Visibility and Local Electoral Accountability

Recent waves of decentralization and local democratization reforms have placed unprecedented power in the hands of directly elected local governments in developing countries, but it remains unclear how citizens use local elections to hold politicians accountable. Contrary to the expectation that citizens are more informed at the local level, I show that proximity disproportionately provides voters information about visible actions and outcomes. This leads voters to reward incumbents for highly visible actions, such as infrastructure projects and capital purchases, but not actions that align with their stated preferences, including spending on health care and education. I support this claim with evidence from Brazilian municipalities, including fine-grained budgetary data, electoral results from 2000-2012, and an original database of municipal election surveys. 

Previously presented at APSA (2017), MPSA (2017), and the Kellogg Institute Work-in-Progress Series (2017). Contact me for the latest version.


Size and Participatory Democracy: Evidence from Brazil's Municipal Health Councils     

How does local context condition the implementation of top-down participatory initiatives? Consistent with a long tradition of research linking size and democracy, I find that size (the population of a political jurisdiction) shapes how actors adapt participatory institutions to fit local contexts.

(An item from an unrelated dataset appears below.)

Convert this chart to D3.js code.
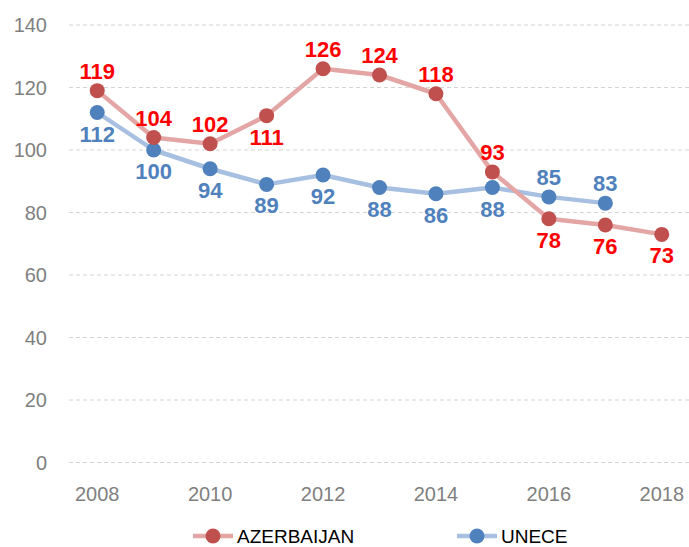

Drawing on an original database of participatory health councils in Brazil, I find that councils in larger municipalities are more internally complex and autonomous from local governments than those in smaller municipalities, but are also less inclusive with regards to gender and class. These patterns shed light on the challenges to scaling up direct citizen participation, and suggest that research on the consequences of participatory institutions should pay more attention to heterogeneity across contexts.